Newman also lamented that some children in state care were being neglected by their parents.

“I have been in this system [for a] long, long time. I have been at Mount Olivet Boys’ Home for three years, and since I down there, is four fathers ever come there come visit a boy. Four! Dem nuh come. So my brother, me a ask [that we] do everything in our powers to help our children or we going to suffer,” Newman said.

Sean Major-Campbell, lay magistrate and director at JFJ, also added his voice to the call to improve the level of care for children in state facilities.

“Some of the agents tasked to care for our children are failing our children,” he said.

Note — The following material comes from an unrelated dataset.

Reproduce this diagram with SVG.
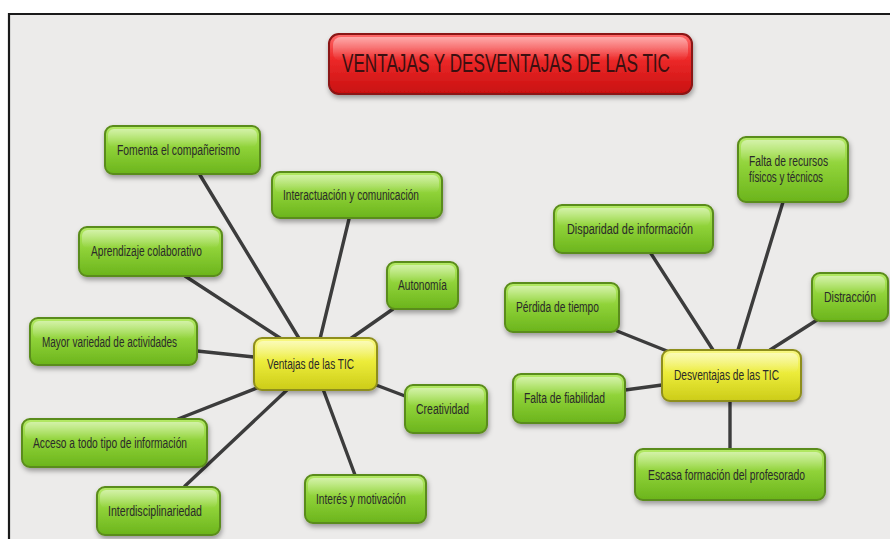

Child Protection and Family Services Agency CEO Rosalee Gage-Grey, in her presentation, said that her agency’s guiding principle was to do whatever is in the best interest of the children.

“These actions, we believe, should include good governance practices. The impact we want is that the well-being of Jamaica’s children is facilitated, and in supporting those in need of care and protection, we want to ensure that each child in the country [who] comes [through our] system can leave feeling that they have achieved and that their well-being is secure,” Gage-Grey said.

“Although we have made significant improvements to a lot of these facilities, we don’t believe it’s the ideal place, not necessarily because of the physical facility, but just the fact that a child needs a loving family, and we are positioning that as our strategic direction that children belong in families, and all our efforts are to keep them there,” she added.